Work to be completed
Reproduce the records below exactly as they appear, omitting any pictures they contain.

* START Entries provided *

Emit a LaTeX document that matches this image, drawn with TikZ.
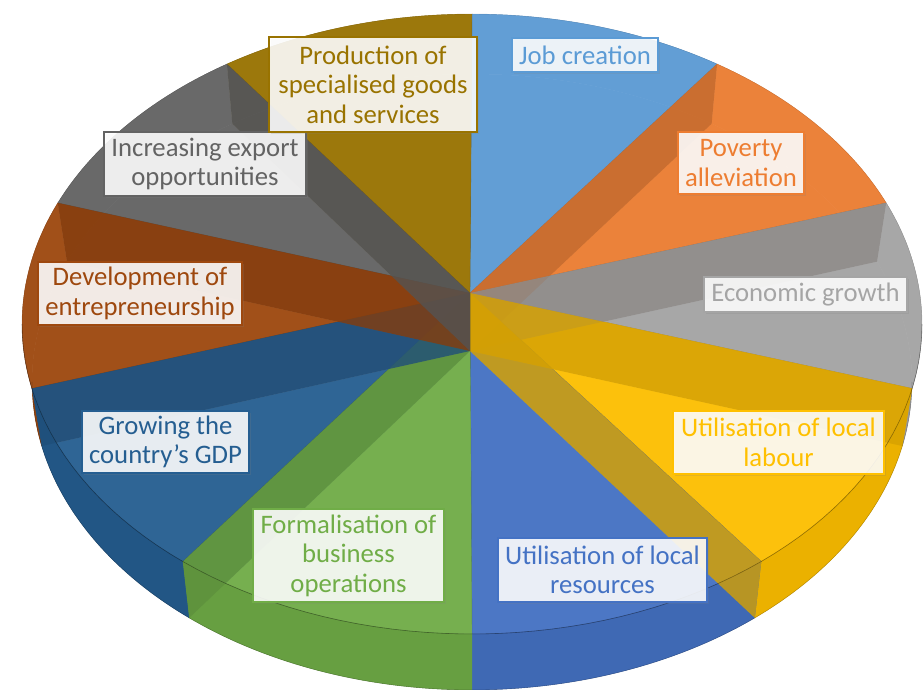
\documentclass[tikz,border=0pt]{standalone}
\usepackage{fontspec}
\setmainfont{Carlito}
\usepackage{tikz}
\usetikzlibrary{shadows}
\definecolor{jobc}{HTML}{5B9BD5}
\definecolor{povc}{HTML}{ED7D31}
\definecolor{ecoc}{HTML}{A5A5A5}
\definecolor{labc}{HTML}{FFC000}
\definecolor{resc}{HTML}{4472C4}
\definecolor{forc}{HTML}{70AD47}
\definecolor{gdpc}{HTML}{255E91}
\definecolor{devc}{HTML}{9E480E}
\definecolor{expc}{HTML}{636363}
\definecolor{proc}{HTML}{997300}
% slices: start angle / end angle / colour
\newcommand{\slices}{-90/-57/jobc, -57/-23/povc, -23/12/ecoc, 12/50/labc, 50/90/resc,
  90/130/forc, 130/168/gdpc, 168/203/devc, 203/237/expc, 237/270/proc}
\tikzset{
  declare function={tx(\t)=472+450*cos(\t); ty(\t)=324+310*sin(\t);
    bx(\t)=472+440*cos(\t); by(\t)=382+308*sin(\t);},
  floor/.style={fill=#1!93!black},
  rim/.style={fill=#1!92!black},
  face/.style={fill=#1!94!white, fill opacity=0.86, draw=#1!70!black, draw opacity=0.45, line width=0.4pt},
  wall/.style={fill=#1!84!black, fill opacity=0.8},
  lbl/.style={draw=#1, text=#1, fill=white, fill opacity=0.88, text opacity=1,
    line width=1.2pt, align=center, inner xsep=6pt, inner ysep=3pt,
    font=\fontsize{26.7}{29.5}\selectfont,
    drop shadow={shadow xshift=2pt, shadow yshift=-2pt, opacity=0.2}},
}

\begin{document}
\begin{tikzpicture}[x=1pt, y=-1pt]
  \useasboundingbox (0,0) rectangle (923,690);
  \coordinate (top) at (470,293); % apex of the upper face
  \coordinate (bot) at (470,351); % apex of the lower face

  % lower face and outer rim
  \foreach \a/\b/\col in \slices
    \fill[floor=\col] (bot) -- plot[domain=\a:\b, samples=40] ({bx(\x)},{by(\x)}) -- cycle;
  \foreach \a/\b/\col in \slices
    \fill[rim=\col] plot[domain=\a:\b, samples=40] ({tx(\x)},{ty(\x)})
      -- plot[domain=\b:\a, samples=40] ({bx(\x)},{by(\x)}) -- cycle;

  % upper face, see-through
  \foreach \a/\b/\col in \slices
    \filldraw[face=\col] (top) -- plot[domain=\a:\b, samples=40] ({tx(\x)},{ty(\x)}) -- cycle;

  % cut walls between slices
  \foreach \t/\col in {-57/povc, -23/ecoc, 12/labc, 50/labc, 130/forc, 168/gdpc, 203/devc, 237/expc}
    \fill[wall=\col] (top) -- ({tx(\t)},{ty(\t)}) -- ({bx(\t)},{by(\t)}) -- (bot) -- cycle;

  % front edges
  \draw[black, opacity=0.35, line width=0.6pt] plot[domain=0:180, samples=80] ({tx(\x)},{ty(\x)});
  \draw[black, opacity=0.2, line width=0.6pt] plot[domain=0:180, samples=80] ({bx(\x)},{by(\x)});

  % labels
  \node[lbl=jobc, minimum width=146pt, minimum height=34pt] (job) at (585,55) {Job creation};
  \node[lbl=povc, minimum width=126pt, minimum height=62pt] (pov) at (741,163) {Poverty\\alleviation};
  \node[lbl=ecoc, minimum width=203pt, minimum height=35pt] (eco) at (805.5,294.5) {Economic growth};
  \node[lbl=labc, minimum width=211pt, minimum height=63pt] (lab) at (778.5,442.5) {Utilisation of local\\labour};
  \node[lbl=resc, minimum width=209pt, minimum height=64pt] (res) at (602.5,570) {Utilisation of local\\resources};
  \node[lbl=forc, minimum width=191pt, minimum height=93pt] (for) at (348.5,555.5) {Formalisation of\\business\\operations};
  \node[lbl=gdpc, minimum width=167pt, minimum height=62pt] (gdp) at (165.5,442) {Growing the\\country’s GDP};
  \node[lbl=devc, minimum width=204pt, minimum height=63pt] (dev) at (140,293.5) {Development of\\entrepreneurship};
  \node[lbl=expc, minimum width=202pt, minimum height=64pt] (exp) at (205,164) {Increasing export\\opportunities};
  \node[lbl=proc, minimum width=208pt, minimum height=95pt] (pro) at (373,84.5) {Production of\\specialised goods\\and services};
\end{tikzpicture}
\end{document}
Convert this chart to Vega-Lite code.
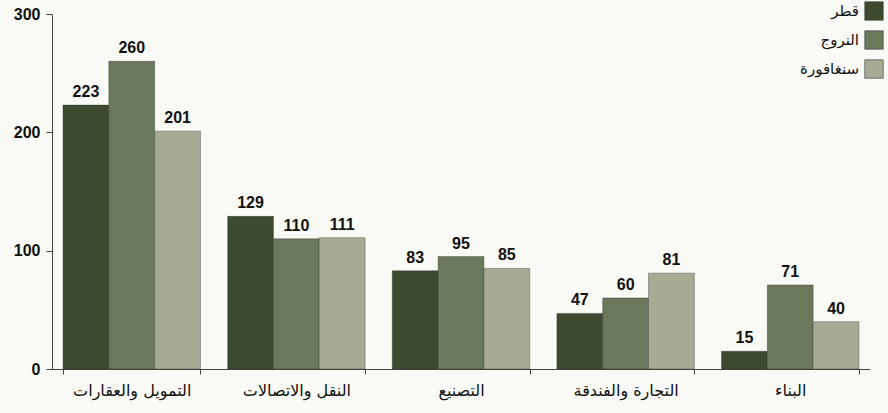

* END Entries provided *

Task answer
Emit a LaTeX document that matches this image, drawn with TikZ.
\documentclass[tikz,border=0pt]{standalone}
\usepackage{fontspec}
\setmainfont{Carlito}
\usepackage{tikz}
\usetikzlibrary{shadows}
\definecolor{jobc}{HTML}{5B9BD5}
\definecolor{povc}{HTML}{ED7D31}
\definecolor{ecoc}{HTML}{A5A5A5}
\definecolor{labc}{HTML}{FFC000}
\definecolor{resc}{HTML}{4472C4}
\definecolor{forc}{HTML}{70AD47}
\definecolor{gdpc}{HTML}{255E91}
\definecolor{devc}{HTML}{9E480E}
\definecolor{expc}{HTML}{636363}
\definecolor{proc}{HTML}{997300}
% slices: start angle / end angle / colour
\newcommand{\slices}{-90/-57/jobc, -57/-23/povc, -23/12/ecoc, 12/50/labc, 50/90/resc,
  90/130/forc, 130/168/gdpc, 168/203/devc, 203/237/expc, 237/270/proc}
\tikzset{
  declare function={tx(\t)=472+450*cos(\t); ty(\t)=324+310*sin(\t);
    bx(\t)=472+440*cos(\t); by(\t)=382+308*sin(\t);},
  floor/.style={fill=#1!93!black},
  rim/.style={fill=#1!92!black},
  face/.style={fill=#1!94!white, fill opacity=0.86, draw=#1!70!black, draw opacity=0.45, line width=0.4pt},
  wall/.style={fill=#1!84!black, fill opacity=0.8},
  lbl/.style={draw=#1, text=#1, fill=white, fill opacity=0.88, text opacity=1,
    line width=1.2pt, align=center, inner xsep=6pt, inner ysep=3pt,
    font=\fontsize{26.7}{29.5}\selectfont,
    drop shadow={shadow xshift=2pt, shadow yshift=-2pt, opacity=0.2}},
}

\begin{document}
\begin{tikzpicture}[x=1pt, y=-1pt]
  \useasboundingbox (0,0) rectangle (923,690);
  \coordinate (top) at (470,293); % apex of the upper face
  \coordinate (bot) at (470,351); % apex of the lower face

  % lower face and outer rim
  \foreach \a/\b/\col in \slices
    \fill[floor=\col] (bot) -- plot[domain=\a:\b, samples=40] ({bx(\x)},{by(\x)}) -- cycle;
  \foreach \a/\b/\col in \slices
    \fill[rim=\col] plot[domain=\a:\b, samples=40] ({tx(\x)},{ty(\x)})
      -- plot[domain=\b:\a, samples=40] ({bx(\x)},{by(\x)}) -- cycle;

  % upper face, see-through
  \foreach \a/\b/\col in \slices
    \filldraw[face=\col] (top) -- plot[domain=\a:\b, samples=40] ({tx(\x)},{ty(\x)}) -- cycle;

  % cut walls between slices
  \foreach \t/\col in {-57/povc, -23/ecoc, 12/labc, 50/labc, 130/forc, 168/gdpc, 203/devc, 237/expc}
    \fill[wall=\col] (top) -- ({tx(\t)},{ty(\t)}) -- ({bx(\t)},{by(\t)}) -- (bot) -- cycle;

  % front edges
  \draw[black, opacity=0.35, line width=0.6pt] plot[domain=0:180, samples=80] ({tx(\x)},{ty(\x)});
  \draw[black, opacity=0.2, line width=0.6pt] plot[domain=0:180, samples=80] ({bx(\x)},{by(\x)});

  % labels
  \node[lbl=jobc, minimum width=146pt, minimum height=34pt] (job) at (585,55) {Job creation};
  \node[lbl=povc, minimum width=126pt, minimum height=62pt] (pov) at (741,163) {Poverty\\alleviation};
  \node[lbl=ecoc, minimum width=203pt, minimum height=35pt] (eco) at (805.5,294.5) {Economic growth};
  \node[lbl=labc, minimum width=211pt, minimum height=63pt] (lab) at (778.5,442.5) {Utilisation of local\\labour};
  \node[lbl=resc, minimum width=209pt, minimum height=64pt] (res) at (602.5,570) {Utilisation of local\\resources};
  \node[lbl=forc, minimum width=191pt, minimum height=93pt] (for) at (348.5,555.5) {Formalisation of\\business\\operations};
  \node[lbl=gdpc, minimum width=167pt, minimum height=62pt] (gdp) at (165.5,442) {Growing the\\country’s GDP};
  \node[lbl=devc, minimum width=204pt, minimum height=63pt] (dev) at (140,293.5) {Development of\\entrepreneurship};
  \node[lbl=expc, minimum width=202pt, minimum height=64pt] (exp) at (205,164) {Increasing export\\opportunities};
  \node[lbl=proc, minimum width=208pt, minimum height=95pt] (pro) at (373,84.5) {Production of\\specialised goods\\and services};
\end{tikzpicture}
\end{document}
Convert this chart to Vega-Lite code.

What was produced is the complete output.